# What was that sound?



## tb (Jul 26, 2002)

I'm not Davey Crockett so someone help me out. This morning I was set up in the trees on the edge of a field, near a corner of the field. Out came a whitetail deer. About 20 yds away. It looked around and probably smelled me. Then it bolted into the woods, away from me. Then, shortly, I heard a sound that was a combination of a hiss/spit/grunt. About three times. A little while later I heard the sound 3 or 4 times right behind me, very close. Whatever it was never showed itself. What was it?


----------



## DuckerIL (Dec 9, 2005)

Probably another deer busted you and was snorting at you.


----------



## Maverick (Mar 4, 2002)

> Probably another deer busted you and was snorting at you.

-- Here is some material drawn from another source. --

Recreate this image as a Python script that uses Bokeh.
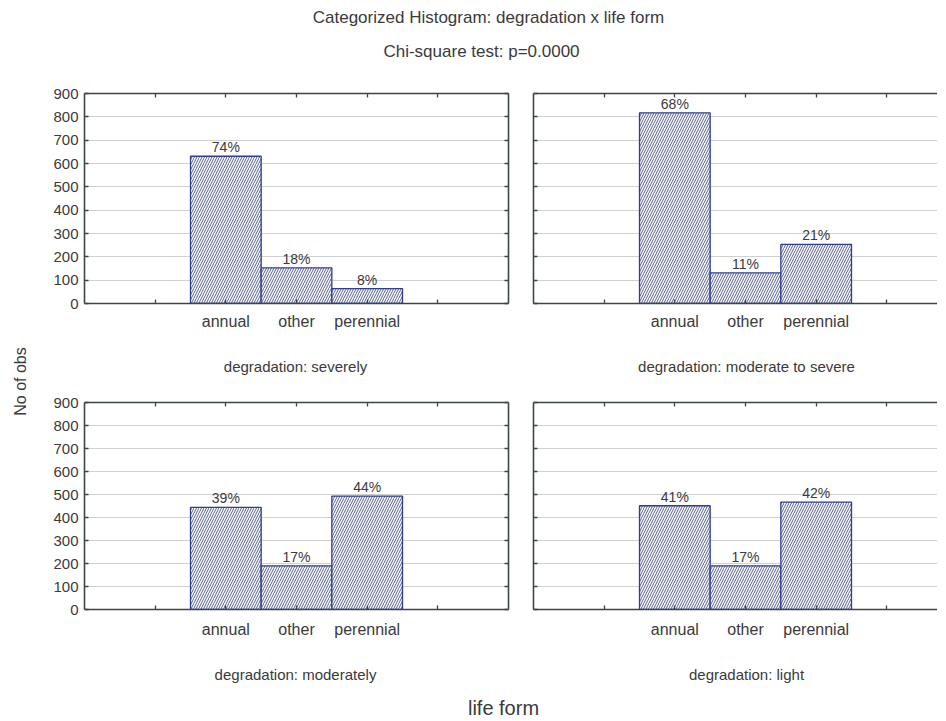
import math
from bokeh.plotting import figure
from bokeh.models import ColumnDataSource, LabelSet, Label, LinearAxis, FixedTicker, Range1d
from bokeh.core.properties import value
from bokeh.layouts import column, row
from bokeh.embed import file_html
from bokeh.resources import INLINE

# ---------------- data ----------------
life_forms = ["annual", "other", "perennial"]
panel_titles = [
    "degradation: severely",
    "degradation: moderate to severe",
    "degradation: moderately",
    "degradation: light",
]
severely = [631, 153, 64]
moderate_to_severe = [817, 131, 253]
moderately = [444, 190, 493]
light = [451, 190, 467]
y_ticks = [0, 100, 200, 300, 400, 500, 600, 700, 800, 900]

main_title = "Categorized Histogram: degradation x life form"
sub_title = "Chi-square test: p=0.0000"
y_label = "No of obs"
x_label = "life form"

# ---------------- style ----------------
FONT = "Liberation Sans"
TEXT = "#3a3a3a"
AXIS = "#3c4646"
GRID = "#d0d0d0"
BAR_LINE = "#2e3d8f"
HATCH = "#55608f"


def style_axis(ax, ticks, labels=True):
    ax.axis_line_color = AXIS
    ax.axis_line_width = 1.6
    ax.major_tick_line_color = AXIS
    ax.major_tick_line_width = 1.3
    ax.major_tick_in = 4
    ax.major_tick_out = 0
    ax.minor_tick_line_color = None
    ax.major_label_text_font = FONT
    ax.major_label_text_color = TEXT
    ax.major_label_text_font_size = "15px"
    if not labels:
        ax.major_label_text_font_size = "12px"
        ax.major_label_overrides = {t: "" for t in ticks}
        ax.major_label_standoff = 0


def make_panel(values, is_left, is_top):
    w = 485 if is_left else 418
    h = 276 if is_top else 271
    frame_w = 424 if is_left else 404
    n_slots = len(life_forms) + 3          # empty slot either side of the bars
    x_end = n_slots * frame_w / 424.0
    p = figure(width=w, height=h, x_range=Range1d(0, x_end), y_range=Range1d(0, 900),
               output_backend="svg", toolbar_location=None, tools="")
    p.min_border_left = 50 if is_left else 14
    p.min_border_right = 11 if is_left else 0
    p.min_border_top = 20 if is_top else 19
    p.min_border_bottom = 46 if is_top else 45
    p.outline_line_color = None
    p.background_fill_color = "white"
    p.border_fill_color = "white"

    x_ticks = [i + 1 for i in range(len(life_forms) + 2)]
    overrides = {t: "" for t in x_ticks}
    x_pos = []
    for i, name in enumerate(life_forms):
        overrides[i + 2] = name
        x_pos.append(i + 2)

    # bottom axis
    xa = p.xaxis[0]
    xa.ticker = FixedTicker(ticks=x_ticks)
    style_axis(xa, x_ticks)
    xa.major_label_overrides = overrides
    xa.major_label_text_font_size = "16px"
    xa.major_label_standoff = 9 if is_top else 11

    # left axis
    ya = p.yaxis[0]
    ya.ticker = FixedTicker(ticks=y_ticks)
    style_axis(ya, y_ticks, labels=is_left)
    if is_left:
        ya.major_label_standoff = 6

    # top axis (ticks only)
    ta = LinearAxis(ticker=FixedTicker(ticks=x_ticks))
    style_axis(ta, x_ticks, labels=False)
    p.add_layout(ta, "above")

    if is_left:
        ra = LinearAxis(ticker=FixedTicker(ticks=y_ticks))
        style_axis(ra, y_ticks, labels=False)
        p.add_layout(ra, "right")

    p.xgrid.visible = False
    p.ygrid.ticker = FixedTicker(ticks=y_ticks)
    p.ygrid.grid_line_color = GRID
    p.ygrid.grid_line_width = 1.2

    total = sum(values)
    pct = ["%d%%" % round(100.0 * v / total) for v in values]
    src = ColumnDataSource(dict(x=x_pos, top=values, pct=pct))
    p.vbar(x="x", top="top", width=1.0, bottom=0, source=src,
           fill_color="white", line_color=BAR_LINE, line_width=1.3,
           hatch_pattern="/", hatch_color=HATCH, hatch_scale=5, hatch_weight=1)
    labels = LabelSet(x="x", y="top", text="pct", source=src, y_offset=1,
                      text_align="center", text_baseline="bottom",
                      text_font=value(FONT), text_font_size=value("14px"),
                      text_color=TEXT)
    p.add_layout(labels)
    return p


def text_fig(w, h):
    f = figure(width=w, height=h, x_range=Range1d(0, 1), y_range=Range1d(0, 1),
               output_backend="svg", toolbar_location=None, tools="",
               x_axis_location=None, y_axis_location=None)
    f.min_border = 0
    f.outline_line_color = None
    f.xgrid.visible = False
    f.ygrid.visible = False
    f.border_fill_color = "white"
    return f


def caption(text, is_left, is_top):
    w = 485 if is_left else 418
    h = 34 if is_top else 33
    f = text_fig(w, h)
    f.add_layout(Label(x=261 if is_left else 227, y=17 if is_top else 13,
                       x_units="screen", y_units="screen", text=text,
                       text_align="center", text_baseline="middle", text_font=FONT,
                       text_font_size="15px", text_color=TEXT))
    return f


header = text_fig(937, 73)
header.add_layout(Label(x=488, y=56, x_units="screen", y_units="screen", text=main_title,
                        text_align="center", text_baseline="middle", text_font=FONT,
                        text_font_size="17px", text_color=TEXT))
header.add_layout(Label(x=481, y=22, x_units="screen", y_units="screen", text=sub_title,
                        text_align="center", text_baseline="middle", text_font=FONT,
                        text_font_size="17px", text_color=TEXT))

ylab = text_fig(34, 614)
ylab.add_layout(Label(x=20, y=306, x_units="screen", y_units="screen", text=y_label,
                      angle=math.pi / 2, text_align="center", text_baseline="middle",
                      text_font=FONT, text_font_size="16px", text_color=TEXT))

footer = text_fig(937, 30)
footer.add_layout(Label(x=503, y=10, x_units="screen", y_units="screen", text=x_label,
                        text_align="center", text_baseline="middle", text_font=FONT,
                        text_font_size="20px", text_color=TEXT))

p1 = make_panel(severely, True, True)
p2 = make_panel(moderate_to_severe, False, True)
p3 = make_panel(moderately, True, False)
p4 = make_panel(light, False, False)
c1 = caption(panel_titles[0], True, True)
c2 = caption(panel_titles[1], False, True)
c3 = caption(panel_titles[2], True, False)
c4 = caption(panel_titles[3], False, False)

grid = column(row(p1, p2), row(c1, c2), row(p3, p4), row(c3, c4))
layout = column(header, row(ylab, grid), footer)

open("out.html", "w").write(file_html(layout, INLINE))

My guess as well. When I bow hunted as a youngster I had a tendancy of not being quiet enough, and was subjected to the sound a few times.


----------



## iwantabuggy (Feb 15, 2005)

Often a deer will snort and stomp at the same time when it has scented you but has not seen you. That may be what you heard.


----------



## jgat (Oct 27, 2006)

Most definitely a deer!


----------



## tb (Jul 26, 2002)

Thanks, man.


----------



## DVXDUDE (Apr 3, 2007)

definatly a deer. I hear that every morning. Scares the living **** outta me when they are like 20 feet behind me in pitch dark. I walk into the field where i sit, hear crashing and running in the hardwoods bush to the east. atleast 2 deer every morning. Then i will sit down and usually about half an hour when i can just barely see more deer will walk into the field. Smell me right away. Usually i got one deer about 50 yards in front of me stomping and snorting. Then one or two behind me snorting too(deer path is like 5 feet behind where i sit.)

Its fun to snort back at em with my buck roar call. I make loud grunts then couple snorts then a long weeze. They go crazy then run off! hahah


----------